Movie Review: The Raven
Seeing the posters, watching the trailer, or simply hearing “John Cusack is Edgar Allan Poe” should give you ample preparation (warning?) about exactly what kind of Poe The Raven is showcasing. And should be enough to say how much attention to poetry the movie gives. Which is to say: ‘little-to-none.’
That, however, is exactly what you want. You do not need a background in American Poetry or Genre & Meaning, or for that matter, who Edgar Allan Poe is or was. You simply need to let yourself go and watch the dark and dreary film unfold.
Because what you see on screen is not exactly Poe, but John Cusack playing dress-up as Poe—a poor, alcoholic, and smug writer (is there any other kind?) that makes scenes in pubs and knows only despair and hard luck. He becomes more compelling as the film unfolds, especially when he gets out of the way his Nicolas Cage-esque entrance, where he raves a lunatic, loud and wild-eyed.

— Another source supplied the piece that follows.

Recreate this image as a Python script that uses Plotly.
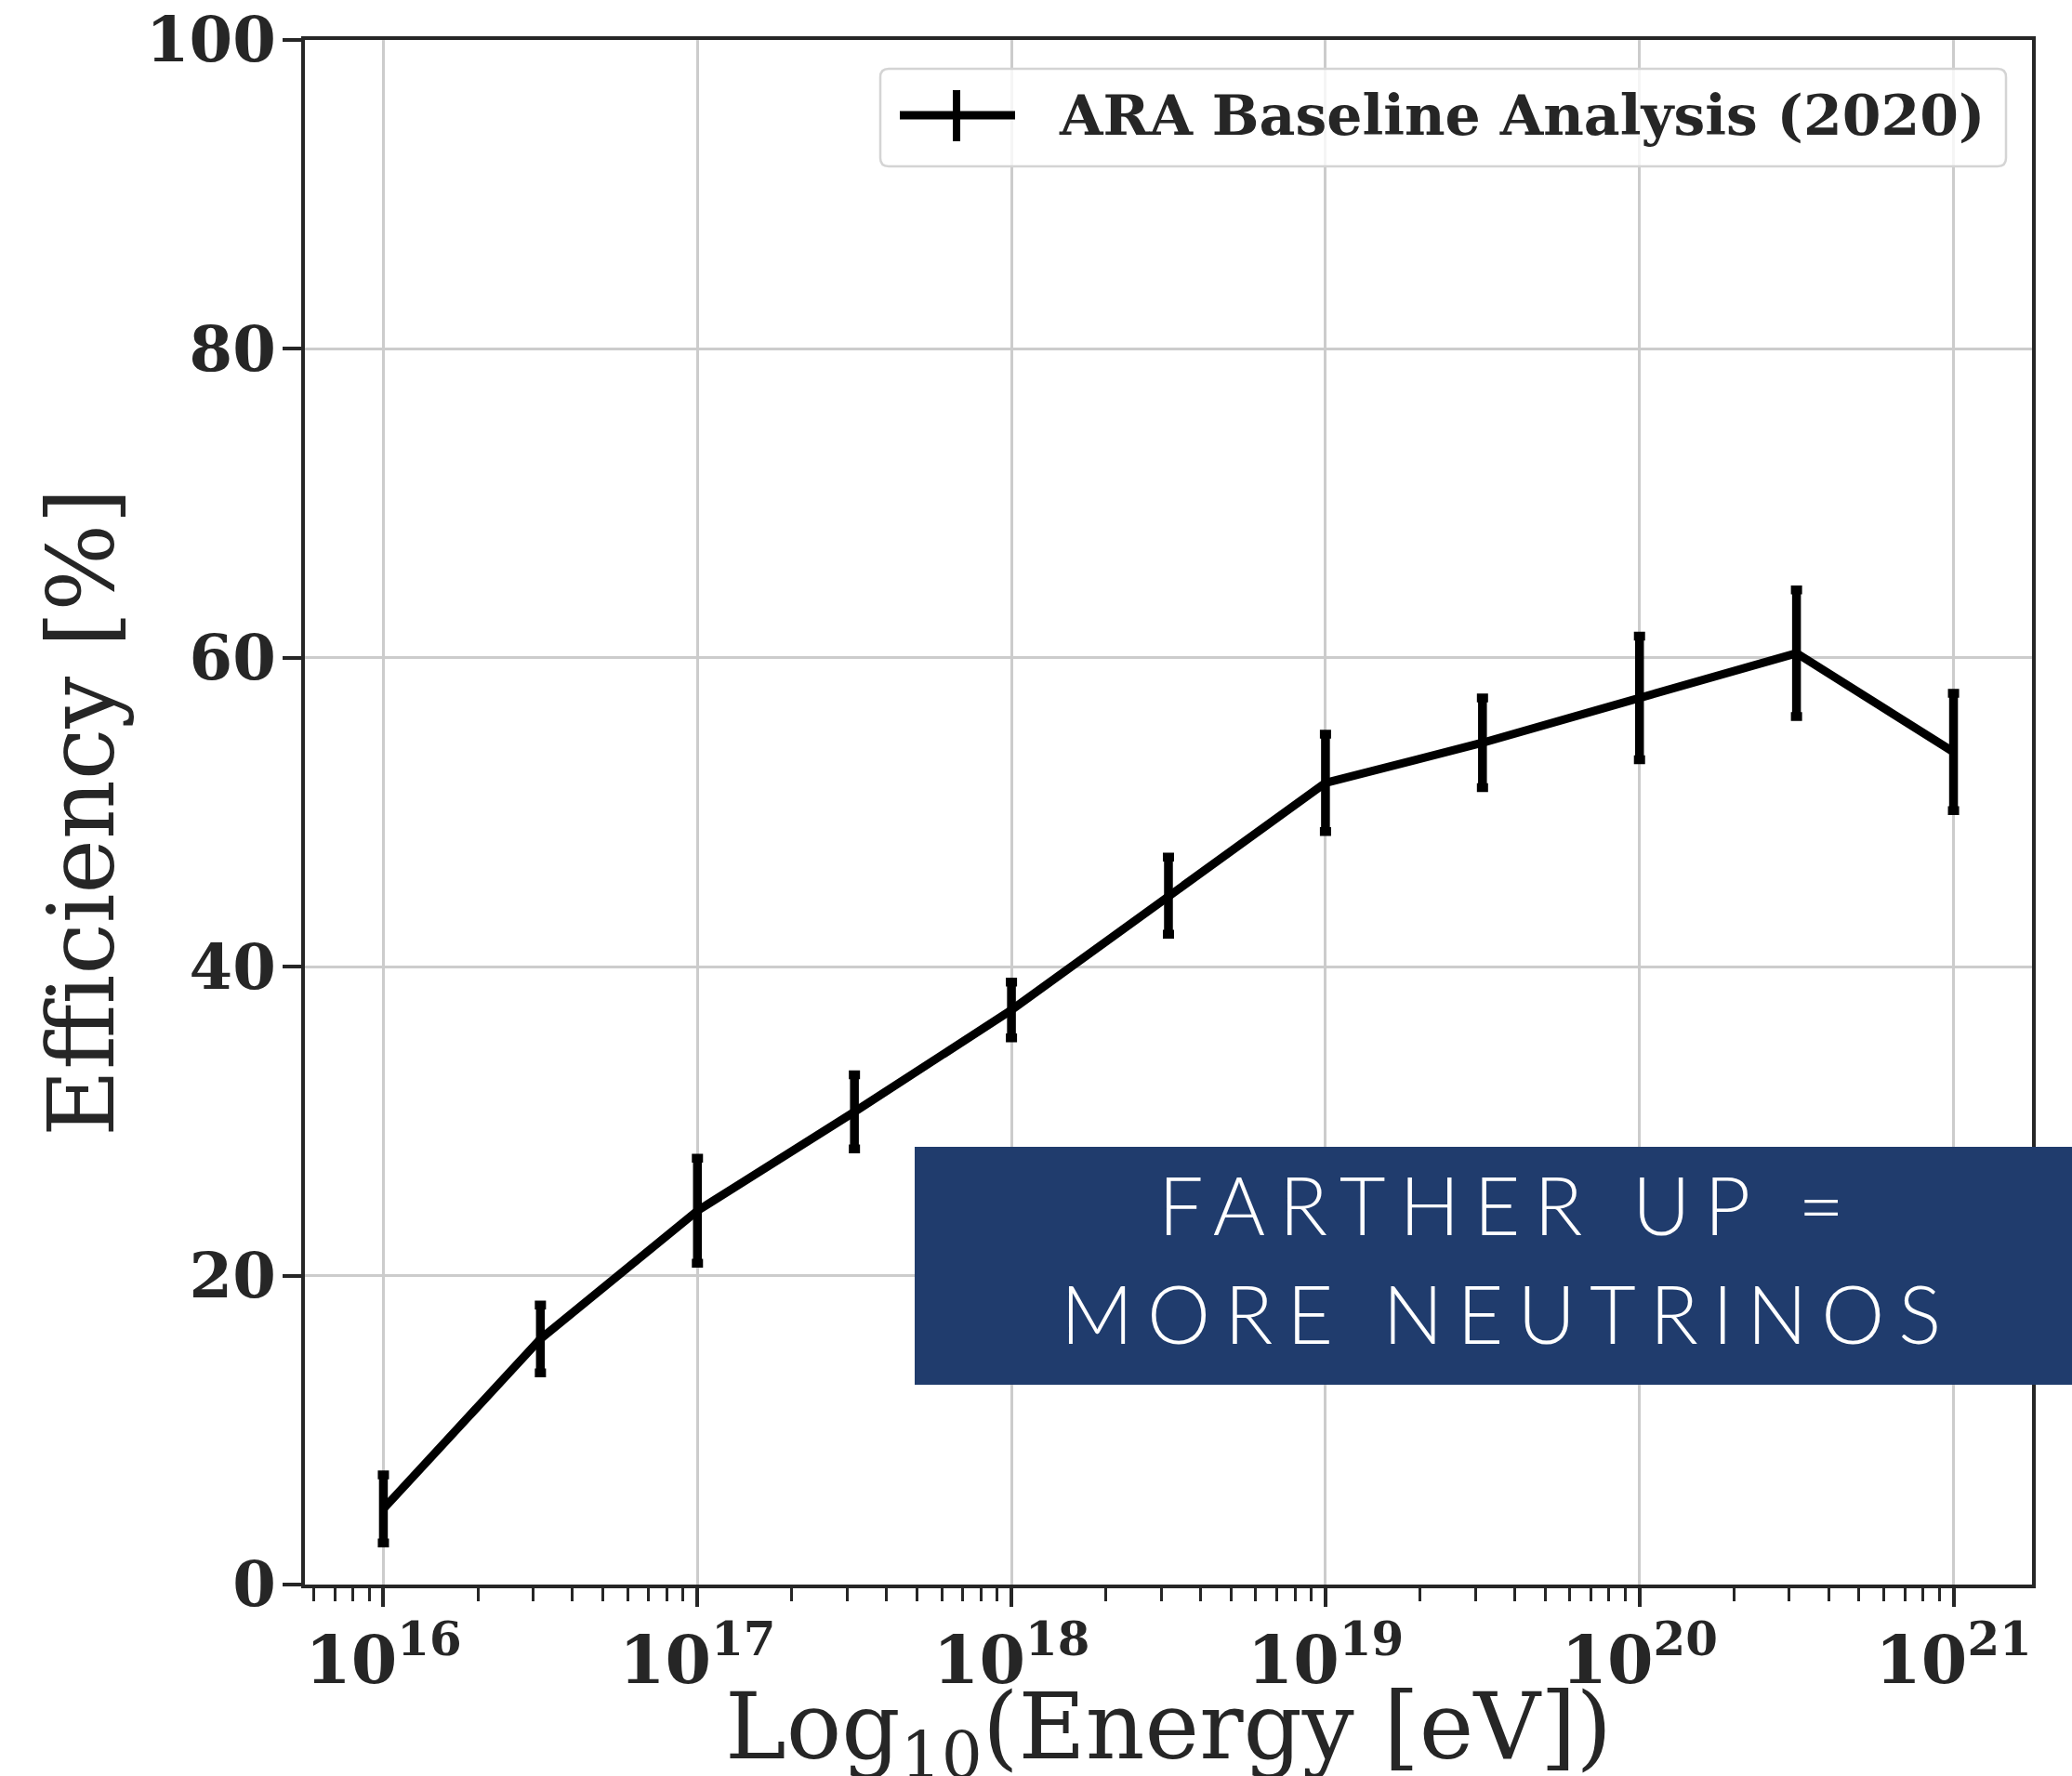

A madman of sorts is using Poe’s words as a means to kill people, replicating some of his finest, darkest deaths. There is no shortage of blood, especially near the beginning of the film in a scene very not too dissimilar from something one might see in the Saw franchise. The tension isn’t as high, and the spouting blood has a certain syrup like quality, but if there was one thing the real Poe wouldn’t roll his eyes at in this representation, it should be the blood and death.

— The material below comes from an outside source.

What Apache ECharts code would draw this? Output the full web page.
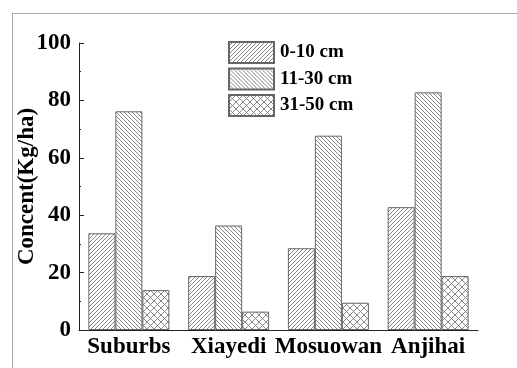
<!DOCTYPE html>
<html><head><meta charset="utf-8">
<script src="https://cdn.jsdelivr.net/npm/echarts@6/dist/echarts.min.js"></script>
<style>html,body{margin:0;padding:0;background:#fff}#c{width:517px;height:368px}</style>
</head><body><div id="c"></div>
<script>
const categories = ['Suburbs', 'Xiayedi', 'Mosuowan', 'Anjihai'];
const seriesNames = ['0-10 cm', '11-30 cm', '31-50 cm'];
const depth0_10 = [33.7, 18.8, 28.5, 42.8];
const depth11_30 = [76.2, 36.4, 67.7, 82.8];
const depth31_50 = [13.9, 6.4, 9.5, 18.8];
const yTicks = [0, 20, 40, 60, 80, 100];

function hatch(kind) {
  const p = kind === 'cross' ? 7 : 4;
  const c = document.createElement('canvas');
  c.width = p; c.height = p;
  const g = c.getContext('2d');
  g.fillStyle = '#fff'; g.fillRect(0, 0, p, p);
  g.strokeStyle = '#7a7a7a'; g.lineWidth = 0.9;
  const fwd = () => { // "/"
    g.beginPath();
    g.moveTo(-1, p + 1); g.lineTo(p + 1, -1);
    g.moveTo(-1, 1); g.lineTo(1, -1);
    g.moveTo(p - 1, p + 1); g.lineTo(p + 1, p - 1);
    g.stroke();
  };
  const back = () => { // "\"
    g.beginPath();
    g.moveTo(-1, -1); g.lineTo(p + 1, p + 1);
    g.moveTo(-1, p - 1); g.lineTo(1, p + 1);
    g.moveTo(p - 1, -1); g.lineTo(p + 1, 1);
    g.stroke();
  };
  if (kind === 'fwd') fwd();
  else if (kind === 'back') back();
  else { fwd(); back(); }
  return { image: c, repeat: 'repeat' };
}

const patterns = [hatch('fwd'), hatch('back'), hatch('cross')];
const values = [depth0_10, depth11_30, depth31_50];
const font = 'Liberation Serif';

const chart = echarts.init(document.getElementById('c'));
chart.setOption({
  animation: false,
  backgroundColor: '#fff',
  grid: { left: 79, right: 39, top: 43, bottom: 38, containLabel: false, outerBoundsMode: 'none' },
  graphic: [
    { type: 'line', shape: { x1: 12.5, y1: 13, x2: 12.5, y2: 368 }, style: { stroke: '#aaa', lineWidth: 1 } },
    { type: 'line', shape: { x1: 12, y1: 13.5, x2: 517, y2: 13.5 }, style: { stroke: '#aaa', lineWidth: 1 } }
  ],
  legend: {
    orient: 'vertical', left: 228, top: 41, padding: 0,
    itemWidth: 45, itemHeight: 21, itemGap: 3.5,
    icon: 'rect',
    data: seriesNames,
    textStyle: { fontFamily: font, fontWeight: 'bold', fontSize: 19, color: '#000', padding: [0, 0, 0, 1] }
  },
  xAxis: [{
    type: 'category', data: categories,
    axisLine: { lineStyle: { color: '#222', width: 1 } },
    axisTick: { alignWithLabel: true, inside: true, length: 5, lineStyle: { color: '#222' } },
    axisLabel: { interval: 0, fontFamily: font, fontWeight: 'bold', fontSize: 23, color: '#000', margin: 6 }
  }, {
    type: 'category', data: categories, position: 'bottom',
    axisLine: { show: false },
    axisTick: { inside: false, length: 2, lineStyle: { color: '#222' } },
    axisLabel: { show: false }
  }],
  yAxis: {
    type: 'value', min: yTicks[0], max: yTicks[yTicks.length - 1], interval: 20,
    name: 'Concent(Kg/ha)', nameLocation: 'middle', nameGap: 40, nameMoveOverlap: false,
    nameTextStyle: { fontFamily: font, fontWeight: 'bold', fontSize: 23, color: '#000' },
    axisLine: { show: true, lineStyle: { color: '#222', width: 1 } },
    axisTick: { show: true, inside: true, length: 5, lineStyle: { color: '#222' } },
    minorTick: { show: true, splitNumber: 2, length: 2, lineStyle: { color: '#222' } },
    splitLine: { show: false },
    axisLabel: { fontFamily: font, fontWeight: 'bold', fontSize: 23, color: '#000', margin: 8 }
  },
  series: seriesNames.map((n, i) => ({
    name: n, type: 'bar', xAxisIndex: 0, data: values[i],
    barWidth: 27, barGap: '0%',
    itemStyle: { color: patterns[i], borderColor: '#666', borderWidth: 1 }
  }))
});
</script></body></html>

Luke Evans is fantastic as Detective Fields, a worthy foil to Cusack, and the man to find the killer—if he isn’t the killer himself. What starts off as a relationship formed from suspicion and mistrust blossoms into a partnership—dare I say bromance—that seems effortless and genuine. Evans’ brooding stare, bulging muscles, and deep voice certainly make him of interest to the female fans (and more than a few males) who choose seek an alternative to Cusack’s boyish charm; a charm that still comes through despite his wrinkled brow, receding hairline, and crazy goatee.
The Raven lies somewhere between the reboot of Sherlock Holmes (the RDJ variety) and The League of Extraordinary Gentleman; lacking the brains of the former though featuring a strong male relationship, with some whimsy and generous interpretation of history from the latter.

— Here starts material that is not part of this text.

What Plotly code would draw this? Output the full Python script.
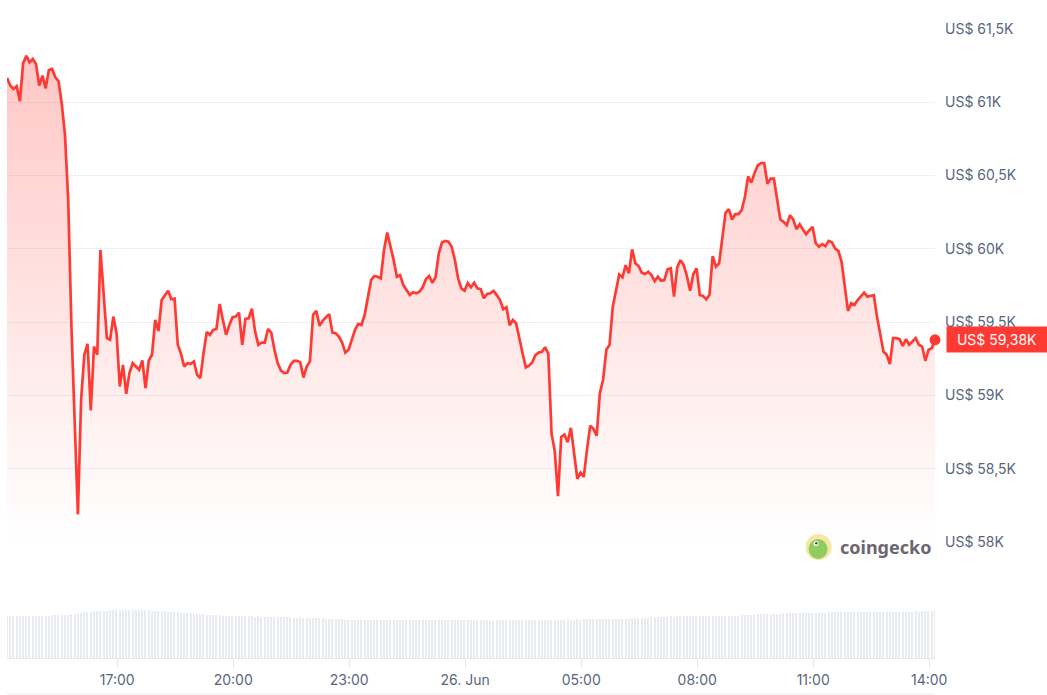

Based around the fact that the last days of Poe’s life are unaccounted for, The Raven is more a cat and mouse story that is actually surprising at times, and even when the pace slows, it often features an interesting back and forth between Evans and Cusack.
A word about Alice Eve, the love interest of Poe. She of course becomes a victim, an act that drives Poe simultaneously mad and lucid, eliciting from him the finest of prose as per the villain’s request. Fair-skinned and blonde, she is not completely helpless. She should be given more to do, but in an early scene with Poe, she proves a worthy partner to the thoughtful poet.
Generously using history, The Raven sets out to meet expectations, as long as you know what Cusack brings to the table: the right amount of charm, fire, and star power, evermore.